The judge observed that the issue of reproductive rights is “emotionally debatable and gender intricate” and can generate various legal and social complications and consequences. The court said it can only hold that woman has a right to reproduce and is entitled to exercise it but acknowledged that law has limitations. The husband’s consent for ART is crucial. The couple, both professionals, have a minor child. The husband, who is based in Mumbai, had filed for divorce alleging cruelty by her in 2017 and she approached a court in Nanded for restitution.

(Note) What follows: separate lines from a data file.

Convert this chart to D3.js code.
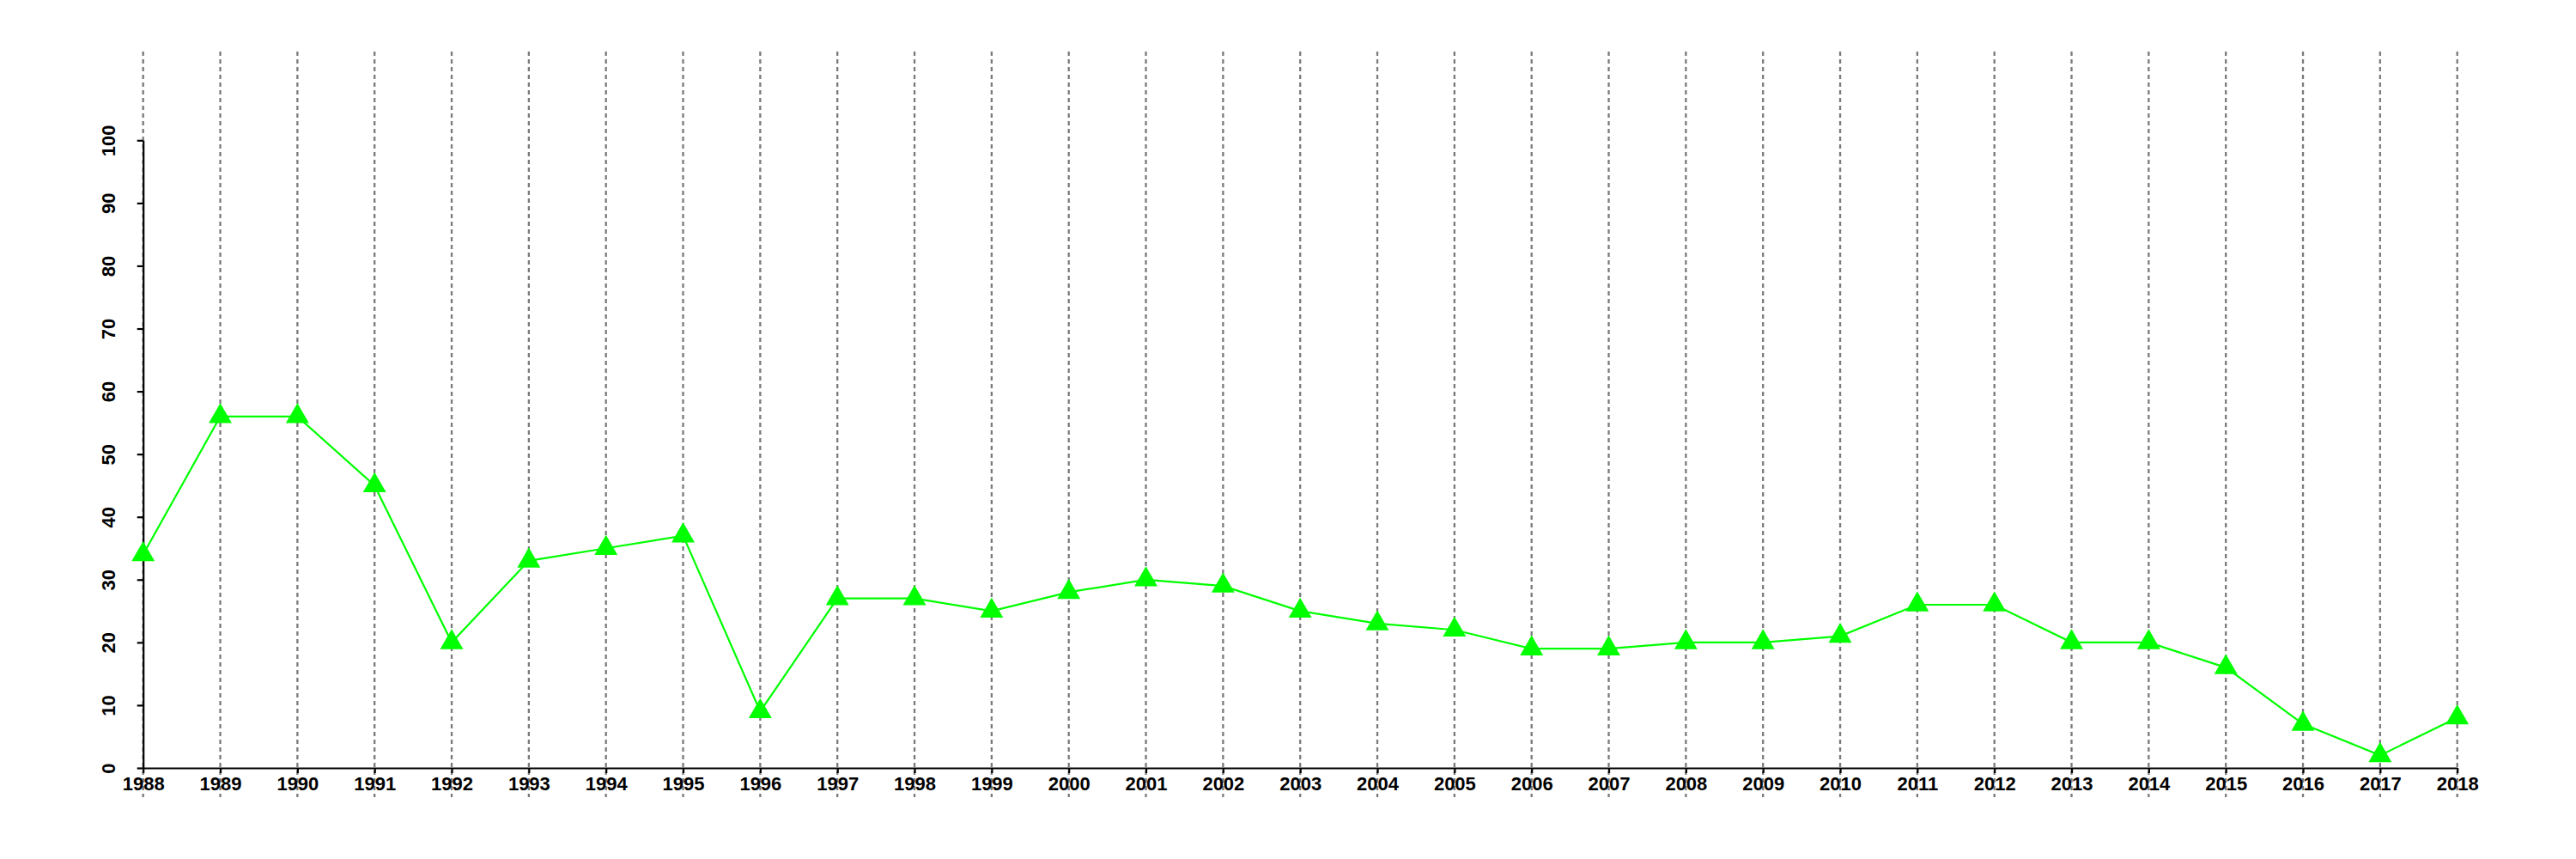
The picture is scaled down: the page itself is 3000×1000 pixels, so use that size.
<!DOCTYPE html>
<html>
<head>
<meta charset="utf-8">
<script src="https://cdn.jsdelivr.net/npm/d3@7"></script>
<style>
  html, body { margin: 0; padding: 0; background: #fff; }
  svg { display: block; }
  text { font-family: "Liberation Sans", Arial, Helvetica, sans-serif; font-weight: bold; }
</style>
</head>
<body>
<script>
const years = [1988,1989,1990,1991,1992,1993,1994,1995,1996,1997,1998,1999,2000,2001,2002,2003,2004,2005,2006,2007,2008,2009,2010,2011,2012,2013,2014,2015,2016,2017,2018];
const values = [34,56,56,45,20,33,35,37,9,27,27,25,28,30,29,25,23,22,19,19,20,20,21,26,26,20,20,16,7,2,8];
const yTicks = [0,10,20,30,40,50,60,70,80,90,100];

const W = 3000, H = 1000;
const svg = d3.select("body").append("svg").attr("width", W).attr("height", H);

const x = d3.scaleLinear().domain([1988, 2018]).range([166.7, 2861.7]);
const y = d3.scaleLinear().domain([0, 100]).range([894, 163.3]);

// vertical dotted grid lines
svg.append("g").selectAll("line").data(years).join("line")
  .attr("x1", d => x(d)).attr("x2", d => x(d))
  .attr("y1", 60).attr("y2", 928)
  .attr("stroke", "#7a7a7a").attr("stroke-width", 2.3)
  .attr("stroke-dasharray", "5,4");

// y axis
const yAxis = svg.append("g").attr("transform", `translate(${x(1988)},0)`)
  .call(d3.axisLeft(y).tickValues(yTicks).tickSize(7).tickSizeOuter(0).tickPadding(0));
yAxis.select(".domain").attr("stroke", "#000").attr("stroke-width", 2.2);
yAxis.selectAll(".tick line").attr("stroke", "#000").attr("stroke-width", 2.2);
yAxis.selectAll(".tick text")
  .attr("x", null).attr("dy", null)
  .attr("text-anchor", "middle")
  .attr("transform", "translate(-33,0) rotate(-90)")
  .attr("font-size", 22).attr("fill", "#000")
  .style("font-family", "'Liberation Sans', Arial, sans-serif").style("font-weight", "bold");

// x axis
const xAxis = svg.append("g").attr("transform", `translate(0,${y(0)})`)
  .call(d3.axisBottom(x).tickValues(years).tickFormat(d3.format("d")).tickSize(6).tickSizeOuter(0).tickPadding(0));
xAxis.select(".domain").attr("stroke", "#000").attr("stroke-width", 2.2);
xAxis.selectAll(".tick line").attr("stroke", "#000").attr("stroke-width", 2.2);
xAxis.selectAll(".tick text")
  .attr("y", 26).attr("dy", null)
  .attr("font-size", 22).attr("fill", "#000")
  .style("font-family", "'Liberation Sans', Arial, sans-serif").style("font-weight", "bold");

// line
const data = years.map((yr, i) => ({ yr, v: values[i] }));
svg.append("path").datum(data)
  .attr("fill", "none").attr("stroke", "#00ff00").attr("stroke-width", 2.2)
  .attr("d", d3.line().x(d => x(d.yr)).y(d => y(d.v)));

// triangle markers
const tri = d3.symbol().type(d3.symbolTriangle).size(314);
svg.append("g").selectAll("path").data(data).join("path")
  .attr("transform", d => `translate(${x(d.yr)},${y(d.v)})`)
  .attr("d", tri)
  .attr("fill", "#00ff00");
</script>
</body>
</html>
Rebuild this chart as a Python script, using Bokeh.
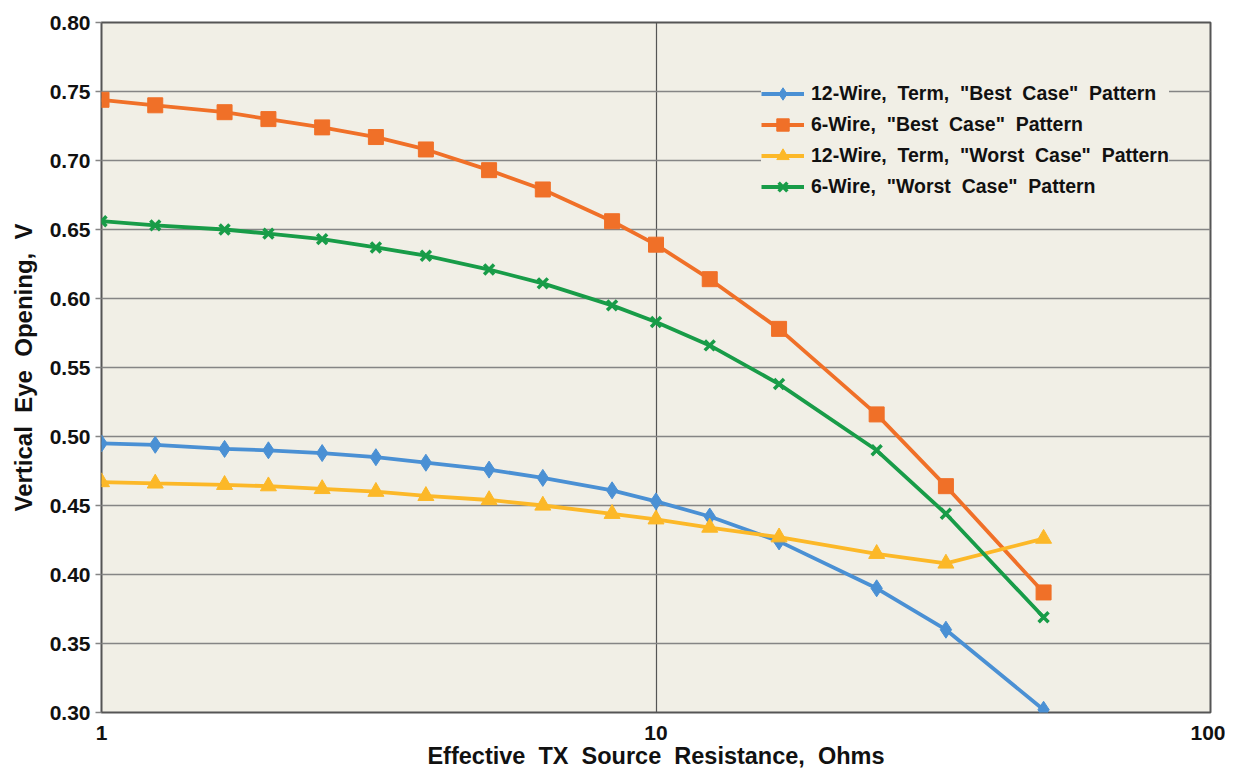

But while both petitions were pending, she also approached the Nanded family court in 2018 with an application to have another child from him. Her plea, said her lawyer Shivraj Patil, is that since she is 35, her fertile years are limited and she wants a second child to be a sibling to her first and support to her too in her old age.

The husband opposed her plea questioning its permissibility, legality and her intentions. He refused to have any more children with her even through ART. “No spouse can be compelled to have conjugal relations directly or indirectly, without free consent,” his lawyer had argued. The woman cannot be faulted for her request, said the court. The husband’s consent is crucial though.

The court observed that since both petitions are pending, her plea to have a second child through restoration of conjugal rights cannot be considered. Also, in any case, the judge observed, no court can ever enforce or compel any person to execute an order of restitution.

The judge, though, clarified that in this case “seeking ART procedure is neither in breach of any law nor is violating any social written or unwritten norms. Moreover, the petitioner is ready to incur the full responsibility of the proposed child.” Her assertion to raise the child doesn’t curtail its right to claim maintenance, said the court, holding that the woman’s declaration, thus, is not against public policy. “Reproductive right is closely and directly related to women. But in the patriarchal society in India, majority of women lack decision-making power,” the court observed.